Summary
Empirical data suggest that people from Black, Asian and Minority Ethnic (“BAME”) backgrounds are being disproportionately affected by Covid-19 and, on Wednesday 29th April 2020, NHS England gave sensible and important interim guidance to Hospital Trusts, pending an investigation by Public Health England.
Some Trusts are seeking to protect BAME staff with measures including removal from the front line. This blog examines whether these well-intentioned measures are lawful.
Background
While about 14% of the UK population in the 2011 Census were from a BAME background, they make up about 34% of critically ill Coronavirus patients, according to an April 2020 NHS Confederation briefing Between 2017 and 2019, only 11.6% of critically ill viral pneumonia patients were from a BAME background.

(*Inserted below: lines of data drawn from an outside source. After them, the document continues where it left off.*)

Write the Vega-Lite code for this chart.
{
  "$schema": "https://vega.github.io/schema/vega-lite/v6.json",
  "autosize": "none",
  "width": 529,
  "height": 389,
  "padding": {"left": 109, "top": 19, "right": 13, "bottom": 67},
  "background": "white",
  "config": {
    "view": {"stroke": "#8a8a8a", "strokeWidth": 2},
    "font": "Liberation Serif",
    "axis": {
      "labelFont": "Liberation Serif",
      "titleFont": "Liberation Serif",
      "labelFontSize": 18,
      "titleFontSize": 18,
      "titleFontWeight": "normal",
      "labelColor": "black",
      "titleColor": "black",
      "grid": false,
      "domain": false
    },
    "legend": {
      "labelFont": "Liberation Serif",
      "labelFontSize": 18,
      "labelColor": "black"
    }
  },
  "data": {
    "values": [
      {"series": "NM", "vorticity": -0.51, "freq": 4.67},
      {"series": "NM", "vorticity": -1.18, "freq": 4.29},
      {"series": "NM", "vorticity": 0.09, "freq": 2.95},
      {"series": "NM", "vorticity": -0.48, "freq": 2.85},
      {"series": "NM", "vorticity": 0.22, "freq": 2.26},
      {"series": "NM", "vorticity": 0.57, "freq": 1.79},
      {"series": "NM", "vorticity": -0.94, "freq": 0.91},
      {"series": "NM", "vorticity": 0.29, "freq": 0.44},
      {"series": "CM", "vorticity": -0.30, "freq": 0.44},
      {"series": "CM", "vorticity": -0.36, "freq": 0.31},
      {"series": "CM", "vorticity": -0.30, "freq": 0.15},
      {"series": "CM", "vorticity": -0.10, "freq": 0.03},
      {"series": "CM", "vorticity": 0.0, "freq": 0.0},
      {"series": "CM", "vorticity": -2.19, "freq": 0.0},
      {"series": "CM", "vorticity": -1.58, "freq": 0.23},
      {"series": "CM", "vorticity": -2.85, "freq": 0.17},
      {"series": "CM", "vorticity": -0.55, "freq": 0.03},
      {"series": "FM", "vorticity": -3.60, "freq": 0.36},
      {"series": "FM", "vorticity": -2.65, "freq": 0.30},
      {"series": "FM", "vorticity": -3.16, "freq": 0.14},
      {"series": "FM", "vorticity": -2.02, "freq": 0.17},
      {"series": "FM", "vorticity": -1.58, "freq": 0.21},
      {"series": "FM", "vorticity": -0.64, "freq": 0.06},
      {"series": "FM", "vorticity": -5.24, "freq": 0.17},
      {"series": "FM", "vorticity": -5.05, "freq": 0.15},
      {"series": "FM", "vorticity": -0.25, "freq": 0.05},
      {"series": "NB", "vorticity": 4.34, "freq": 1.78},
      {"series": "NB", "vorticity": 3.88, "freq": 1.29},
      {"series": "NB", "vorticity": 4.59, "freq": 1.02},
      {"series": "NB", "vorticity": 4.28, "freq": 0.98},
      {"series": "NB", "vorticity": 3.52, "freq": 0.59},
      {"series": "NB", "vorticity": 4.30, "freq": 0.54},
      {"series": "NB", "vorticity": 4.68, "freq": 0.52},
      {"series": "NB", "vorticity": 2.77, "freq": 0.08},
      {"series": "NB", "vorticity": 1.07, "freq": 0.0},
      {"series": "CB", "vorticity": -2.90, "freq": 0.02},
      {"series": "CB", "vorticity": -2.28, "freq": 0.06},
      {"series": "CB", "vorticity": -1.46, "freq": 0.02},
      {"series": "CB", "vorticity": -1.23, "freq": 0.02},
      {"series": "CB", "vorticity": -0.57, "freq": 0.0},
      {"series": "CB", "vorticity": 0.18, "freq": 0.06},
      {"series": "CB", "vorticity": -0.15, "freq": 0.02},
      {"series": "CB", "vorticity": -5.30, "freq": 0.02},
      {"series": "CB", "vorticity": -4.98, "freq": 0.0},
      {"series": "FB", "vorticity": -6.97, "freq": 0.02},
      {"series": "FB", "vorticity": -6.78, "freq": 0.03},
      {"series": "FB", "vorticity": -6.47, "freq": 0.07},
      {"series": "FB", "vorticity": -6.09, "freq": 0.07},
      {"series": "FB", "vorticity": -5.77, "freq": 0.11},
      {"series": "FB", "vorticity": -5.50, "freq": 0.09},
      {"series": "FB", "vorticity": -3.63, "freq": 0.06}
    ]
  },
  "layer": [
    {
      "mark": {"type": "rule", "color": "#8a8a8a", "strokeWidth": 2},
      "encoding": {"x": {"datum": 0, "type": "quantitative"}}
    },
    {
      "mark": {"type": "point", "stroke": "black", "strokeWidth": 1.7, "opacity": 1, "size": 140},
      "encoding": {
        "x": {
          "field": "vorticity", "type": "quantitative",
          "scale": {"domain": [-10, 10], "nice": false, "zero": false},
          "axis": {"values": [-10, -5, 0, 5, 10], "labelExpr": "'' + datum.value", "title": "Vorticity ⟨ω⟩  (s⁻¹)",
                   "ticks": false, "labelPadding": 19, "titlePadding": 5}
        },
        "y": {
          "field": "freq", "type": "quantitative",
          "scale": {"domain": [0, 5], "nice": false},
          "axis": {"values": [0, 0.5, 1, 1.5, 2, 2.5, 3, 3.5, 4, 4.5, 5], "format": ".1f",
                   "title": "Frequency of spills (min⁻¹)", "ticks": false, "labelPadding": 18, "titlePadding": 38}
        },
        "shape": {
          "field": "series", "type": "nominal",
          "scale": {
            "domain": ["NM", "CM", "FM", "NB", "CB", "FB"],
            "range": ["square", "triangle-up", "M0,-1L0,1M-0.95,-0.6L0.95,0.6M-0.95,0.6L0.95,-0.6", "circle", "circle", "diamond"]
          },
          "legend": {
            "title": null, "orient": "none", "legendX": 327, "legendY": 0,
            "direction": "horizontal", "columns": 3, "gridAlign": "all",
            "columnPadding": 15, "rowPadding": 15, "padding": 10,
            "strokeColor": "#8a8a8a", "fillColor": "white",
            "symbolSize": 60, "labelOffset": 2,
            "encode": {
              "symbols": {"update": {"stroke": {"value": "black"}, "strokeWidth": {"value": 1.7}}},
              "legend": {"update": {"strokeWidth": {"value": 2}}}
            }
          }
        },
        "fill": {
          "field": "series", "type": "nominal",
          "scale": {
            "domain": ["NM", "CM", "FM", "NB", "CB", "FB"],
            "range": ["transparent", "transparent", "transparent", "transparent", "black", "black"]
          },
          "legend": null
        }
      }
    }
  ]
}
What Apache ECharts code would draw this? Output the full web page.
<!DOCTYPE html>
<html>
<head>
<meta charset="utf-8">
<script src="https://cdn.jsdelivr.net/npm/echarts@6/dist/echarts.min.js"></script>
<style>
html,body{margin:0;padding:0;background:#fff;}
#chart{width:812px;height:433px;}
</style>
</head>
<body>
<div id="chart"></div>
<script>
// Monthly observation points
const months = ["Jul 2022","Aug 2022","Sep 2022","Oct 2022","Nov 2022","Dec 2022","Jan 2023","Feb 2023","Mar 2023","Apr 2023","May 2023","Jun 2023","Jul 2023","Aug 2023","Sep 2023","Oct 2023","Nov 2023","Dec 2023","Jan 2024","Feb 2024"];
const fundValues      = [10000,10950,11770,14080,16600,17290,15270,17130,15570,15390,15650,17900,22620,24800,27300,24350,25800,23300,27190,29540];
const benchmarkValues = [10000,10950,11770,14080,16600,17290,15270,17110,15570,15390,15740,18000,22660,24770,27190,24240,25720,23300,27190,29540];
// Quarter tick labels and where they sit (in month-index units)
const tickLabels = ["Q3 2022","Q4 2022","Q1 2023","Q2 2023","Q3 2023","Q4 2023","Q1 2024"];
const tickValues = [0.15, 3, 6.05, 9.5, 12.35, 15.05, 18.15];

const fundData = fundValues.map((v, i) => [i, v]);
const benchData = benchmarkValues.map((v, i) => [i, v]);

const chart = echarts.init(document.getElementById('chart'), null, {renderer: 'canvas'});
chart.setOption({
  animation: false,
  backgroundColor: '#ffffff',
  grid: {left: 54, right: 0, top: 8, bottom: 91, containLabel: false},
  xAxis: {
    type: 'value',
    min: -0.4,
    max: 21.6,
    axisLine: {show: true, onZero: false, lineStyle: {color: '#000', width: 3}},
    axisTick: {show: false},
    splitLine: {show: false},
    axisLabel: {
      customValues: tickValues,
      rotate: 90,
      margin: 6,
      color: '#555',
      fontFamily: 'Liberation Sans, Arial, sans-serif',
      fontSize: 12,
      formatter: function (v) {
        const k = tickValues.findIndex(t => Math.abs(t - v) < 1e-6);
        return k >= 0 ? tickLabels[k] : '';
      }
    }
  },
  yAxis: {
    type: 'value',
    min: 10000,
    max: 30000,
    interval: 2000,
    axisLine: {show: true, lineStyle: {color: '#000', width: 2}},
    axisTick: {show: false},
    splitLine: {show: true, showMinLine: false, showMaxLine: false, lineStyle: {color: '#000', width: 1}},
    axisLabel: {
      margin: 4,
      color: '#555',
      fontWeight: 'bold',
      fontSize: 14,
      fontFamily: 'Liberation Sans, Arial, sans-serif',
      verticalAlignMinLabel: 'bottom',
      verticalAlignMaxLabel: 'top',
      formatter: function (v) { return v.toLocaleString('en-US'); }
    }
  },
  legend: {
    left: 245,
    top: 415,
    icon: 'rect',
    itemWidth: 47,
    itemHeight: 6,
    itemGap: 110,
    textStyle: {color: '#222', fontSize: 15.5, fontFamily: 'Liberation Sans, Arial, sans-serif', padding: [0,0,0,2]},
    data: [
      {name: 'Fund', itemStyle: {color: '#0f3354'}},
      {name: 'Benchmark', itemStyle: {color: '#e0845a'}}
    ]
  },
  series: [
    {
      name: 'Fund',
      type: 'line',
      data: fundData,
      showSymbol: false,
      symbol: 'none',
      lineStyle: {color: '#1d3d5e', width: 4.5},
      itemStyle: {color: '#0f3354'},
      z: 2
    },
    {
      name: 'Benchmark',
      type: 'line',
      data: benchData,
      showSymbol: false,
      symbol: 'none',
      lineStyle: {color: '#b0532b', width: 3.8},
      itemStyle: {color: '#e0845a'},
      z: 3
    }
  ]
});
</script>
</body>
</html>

The same pattern is seen in the US. There is something about Covid-19 that disproportionately affects BAME people.
We are all under attack – but this time, our foe is not a country, a terrorist group or a person. Nor is it a predator. Chillingly, it is not even alive. It is a brand new tiny packet of genetic material which has only a transient existence and cannot reproduce itself – fooling human cells into making copies of it. The soldiers in this war are disproportionately made up of the very people who appear ethnically most vulnerable to it: 44% of UK doctors, and almost 22% of all NHS staff, are from BAME backgrounds. In London, BAME staff make up almost 45% of all NHS Trusts’ staff.